Task instructions => Starting at the first line of the data below, write out each line exactly until you reach the line containing "ax = fig.add_axes([0.0826, 0.0829, 0.8784, 0.8395])", and include that line too.

-- -- --

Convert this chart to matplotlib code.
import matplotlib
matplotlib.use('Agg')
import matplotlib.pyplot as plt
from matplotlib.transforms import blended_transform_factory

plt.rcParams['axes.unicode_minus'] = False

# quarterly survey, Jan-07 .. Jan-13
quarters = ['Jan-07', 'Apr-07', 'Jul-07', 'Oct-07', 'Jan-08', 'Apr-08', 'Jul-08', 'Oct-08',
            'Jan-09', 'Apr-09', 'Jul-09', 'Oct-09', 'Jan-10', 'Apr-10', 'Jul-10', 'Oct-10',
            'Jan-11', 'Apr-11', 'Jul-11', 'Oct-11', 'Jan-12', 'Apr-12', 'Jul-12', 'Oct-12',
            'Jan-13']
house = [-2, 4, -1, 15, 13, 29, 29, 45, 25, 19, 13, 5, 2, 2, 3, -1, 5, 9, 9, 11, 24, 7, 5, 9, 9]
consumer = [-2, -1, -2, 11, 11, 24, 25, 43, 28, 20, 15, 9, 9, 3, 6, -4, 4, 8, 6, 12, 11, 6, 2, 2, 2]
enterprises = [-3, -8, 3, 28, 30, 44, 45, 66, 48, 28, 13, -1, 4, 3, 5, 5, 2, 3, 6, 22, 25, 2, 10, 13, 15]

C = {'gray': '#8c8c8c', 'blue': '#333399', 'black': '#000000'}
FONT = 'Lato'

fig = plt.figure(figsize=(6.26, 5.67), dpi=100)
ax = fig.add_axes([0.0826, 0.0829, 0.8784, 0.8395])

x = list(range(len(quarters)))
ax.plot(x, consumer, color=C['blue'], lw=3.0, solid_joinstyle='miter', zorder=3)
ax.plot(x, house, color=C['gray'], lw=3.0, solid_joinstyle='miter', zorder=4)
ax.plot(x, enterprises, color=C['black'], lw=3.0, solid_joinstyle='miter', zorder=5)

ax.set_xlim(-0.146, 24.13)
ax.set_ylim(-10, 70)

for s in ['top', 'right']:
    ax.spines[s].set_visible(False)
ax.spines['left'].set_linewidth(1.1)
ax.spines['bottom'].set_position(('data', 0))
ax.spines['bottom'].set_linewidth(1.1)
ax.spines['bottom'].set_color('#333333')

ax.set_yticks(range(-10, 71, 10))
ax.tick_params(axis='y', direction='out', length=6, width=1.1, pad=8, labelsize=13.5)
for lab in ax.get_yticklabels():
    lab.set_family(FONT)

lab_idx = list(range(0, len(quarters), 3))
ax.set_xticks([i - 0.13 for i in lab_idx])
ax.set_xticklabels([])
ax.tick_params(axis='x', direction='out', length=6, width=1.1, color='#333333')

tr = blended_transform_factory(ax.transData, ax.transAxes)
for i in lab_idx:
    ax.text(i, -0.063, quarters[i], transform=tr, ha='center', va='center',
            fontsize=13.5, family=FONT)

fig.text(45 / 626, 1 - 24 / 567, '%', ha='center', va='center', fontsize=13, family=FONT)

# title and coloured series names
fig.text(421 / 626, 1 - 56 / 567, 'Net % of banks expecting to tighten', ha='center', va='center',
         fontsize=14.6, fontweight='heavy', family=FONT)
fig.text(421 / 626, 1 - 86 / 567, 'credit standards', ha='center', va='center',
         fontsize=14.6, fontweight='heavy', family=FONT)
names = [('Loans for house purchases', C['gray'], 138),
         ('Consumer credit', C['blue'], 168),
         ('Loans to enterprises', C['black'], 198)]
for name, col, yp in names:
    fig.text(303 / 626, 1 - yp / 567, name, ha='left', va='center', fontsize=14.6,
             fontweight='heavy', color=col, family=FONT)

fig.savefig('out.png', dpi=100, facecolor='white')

-- -- --

The solution =>
Convert this chart to matplotlib code.
import matplotlib
matplotlib.use('Agg')
import matplotlib.pyplot as plt
from matplotlib.transforms import blended_transform_factory

plt.rcParams['axes.unicode_minus'] = False

# quarterly survey, Jan-07 .. Jan-13
quarters = ['Jan-07', 'Apr-07', 'Jul-07', 'Oct-07', 'Jan-08', 'Apr-08', 'Jul-08', 'Oct-08',
            'Jan-09', 'Apr-09', 'Jul-09', 'Oct-09', 'Jan-10', 'Apr-10', 'Jul-10', 'Oct-10',
            'Jan-11', 'Apr-11', 'Jul-11', 'Oct-11', 'Jan-12', 'Apr-12', 'Jul-12', 'Oct-12',
            'Jan-13']
house = [-2, 4, -1, 15, 13, 29, 29, 45, 25, 19, 13, 5, 2, 2, 3, -1, 5, 9, 9, 11, 24, 7, 5, 9, 9]
consumer = [-2, -1, -2, 11, 11, 24, 25, 43, 28, 20, 15, 9, 9, 3, 6, -4, 4, 8, 6, 12, 11, 6, 2, 2, 2]
enterprises = [-3, -8, 3, 28, 30, 44, 45, 66, 48, 28, 13, -1, 4, 3, 5, 5, 2, 3, 6, 22, 25, 2, 10, 13, 15]

C = {'gray': '#8c8c8c', 'blue': '#333399', 'black': '#000000'}
FONT = 'Lato'

fig = plt.figure(figsize=(6.26, 5.67), dpi=100)
ax = fig.add_axes([0.0826, 0.0829, 0.8784, 0.8395])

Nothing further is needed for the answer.